◆ Dataset excerpt ◆
** Begin **

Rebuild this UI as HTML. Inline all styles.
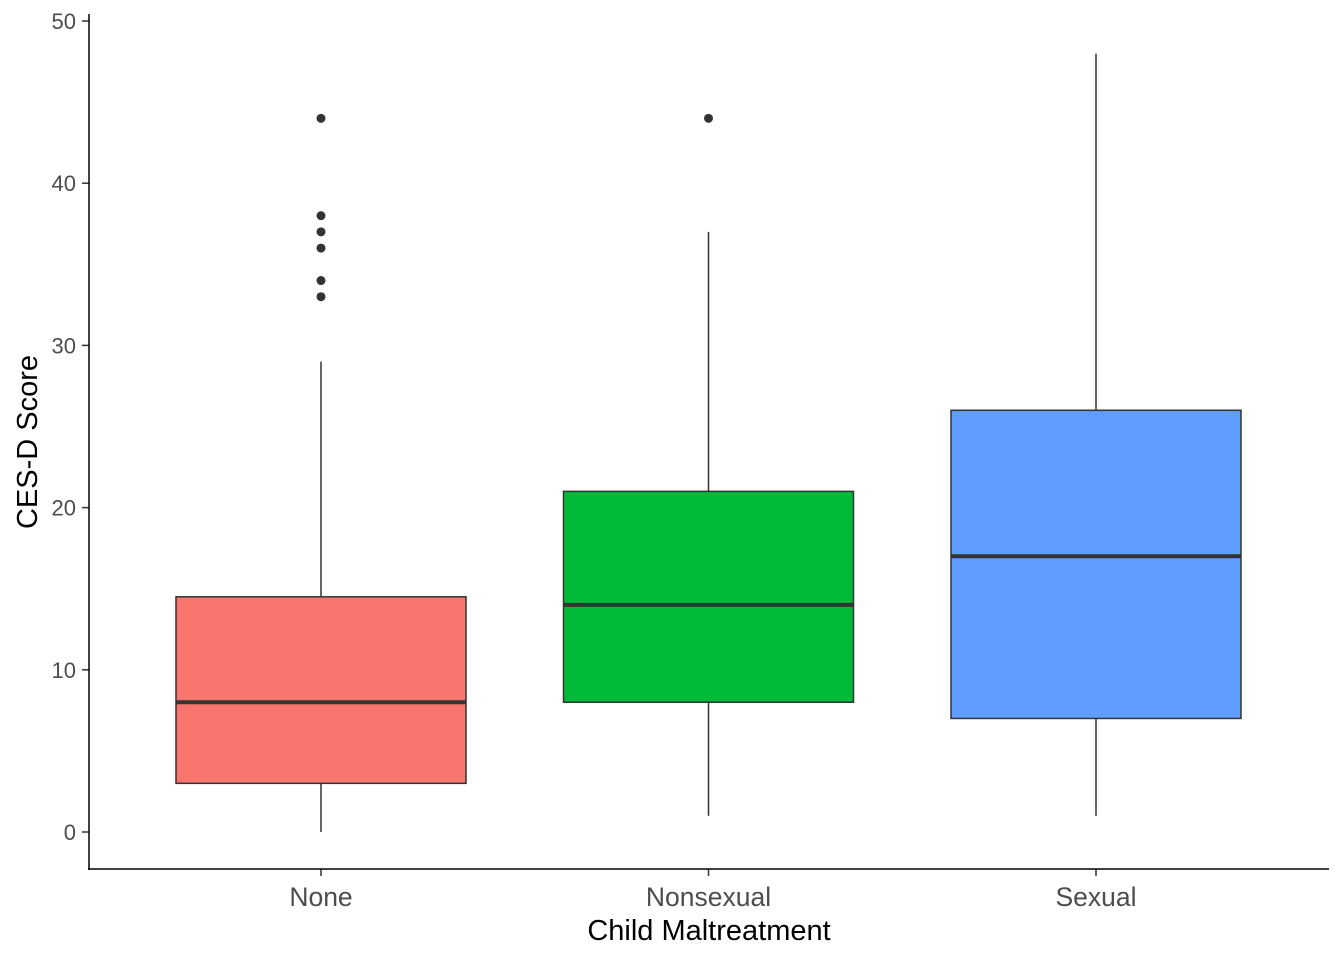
<!DOCTYPE html>
<html><head><meta charset="utf-8"><style>
body{margin:0;background:#fff;}
svg{display:block;font-family:"Liberation Sans",Arial,sans-serif;}
</style></head><body>
<svg id="chart" width="1344" height="960"></svg>
<script>
const categories=["None","Nonsexual","Sexual"];
const lowerWhisker=[0,1,1];
const q1=[3,8,7];
const medians=[8,14,17];
const q3=[14.5,21,26];
const upperWhisker=[29,37,48];
const outliers=[[33,34,36,37,38,44],[44],[]];
const yTicks=[0,10,20,30,40,50];
const colors=["#F8766D","#00BA38","#619CFF"];

const NS="http://www.w3.org/2000/svg";
const svg=document.getElementById('chart');
const y=v=>832-16.22*v;
const x=i=>321+i*387.5;
const bw=290;
function mk(tag,attrs,parent){const e=document.createElementNS(NS,tag);for(const k in attrs)e.setAttribute(k,attrs[k]);(parent||svg).appendChild(e);return e;}

categories.forEach((c,i)=>{
  const g=mk('g',{});
  
  
  const cx=x(i);
  const wu=mk('line',{x1:cx,x2:cx,y1:y(upperWhisker[i]),y2:y(q3[i]),stroke:'#333','stroke-width':1.5},g);
  
  
  const wl=mk('line',{x1:cx,x2:cx,y1:y(q1[i]),y2:y(lowerWhisker[i]),stroke:'#333','stroke-width':1.5},g);
  
  
  const r=mk('rect',{x:cx-bw/2,y:y(q3[i]),width:bw,height:y(q1[i])-y(q3[i]),fill:colors[i],stroke:'#333','stroke-width':1.5},g);
  
  
  const m=mk('line',{x1:cx-bw/2,x2:cx+bw/2,y1:y(medians[i]),y2:y(medians[i]),stroke:'#333','stroke-width':4},g);
  
  
  outliers[i].forEach(v=>{
    const p=mk('circle',{cx:cx,cy:y(v),r:4.5,fill:'#333'},g);
    
    
  });
  const t=mk('line',{x1:cx,x2:cx,y1:869,y2:876,stroke:'#333','stroke-width':1.5});
  
  
  const tl=mk('text',{x:cx,y:906,'text-anchor':'middle','font-size':26.5,fill:'#4d4d4d'});
  tl.textContent=c;
  
  
});
yTicks.forEach(v=>{
  const t=mk('line',{x1:82,x2:89,y1:y(v),y2:y(v),stroke:'#333','stroke-width':1.5});
  
  
  const tl=mk('text',{x:76,y:y(v)+8,'text-anchor':'end','font-size':22,fill:'#4d4d4d'});
  tl.textContent=v;
  
  
});
const ax=mk('line',{x1:89,x2:89,y1:14,y2:870,stroke:'#000','stroke-width':1.5});


const ax2=mk('line',{x1:88,x2:1329,y1:869,y2:869,stroke:'#000','stroke-width':1.5});


const xt=mk('text',{x:709,y:940,'text-anchor':'middle','font-size':29,fill:'#000'});
xt.textContent='Child Maltreatment';


const yt=mk('text',{x:0,y:0,'text-anchor':'middle','font-size':29,fill:'#000',transform:'translate(37,442) rotate(-90)'});
yt.textContent='CES-D Score';


</script>
</body></html>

** End **

◆ Instructions for the task ◆
Reproduce the material above from its first line through the line containing "e=document.createElementNS(NS,tag);for(const k in", both ends included, and skip every picture.

◆ Answer for the task ◆
Rebuild this UI as HTML. Inline all styles.
<!DOCTYPE html>
<html><head><meta charset="utf-8"><style>
body{margin:0;background:#fff;}
svg{display:block;font-family:"Liberation Sans",Arial,sans-serif;}
</style></head><body>
<svg id="chart" width="1344" height="960"></svg>
<script>
const categories=["None","Nonsexual","Sexual"];
const lowerWhisker=[0,1,1];
const q1=[3,8,7];
const medians=[8,14,17];
const q3=[14.5,21,26];
const upperWhisker=[29,37,48];
const outliers=[[33,34,36,37,38,44],[44],[]];
const yTicks=[0,10,20,30,40,50];
const colors=["#F8766D","#00BA38","#619CFF"];

const NS="http://www.w3.org/2000/svg";
const svg=document.getElementById('chart');
const y=v=>832-16.22*v;
const x=i=>321+i*387.5;
const bw=290;
function mk(tag,attrs,parent){const e=document.createElementNS(NS,tag);for(const k in attrs)e.setAttribute(k,attrs[k]);(parent||svg).appendChild(e);return e;}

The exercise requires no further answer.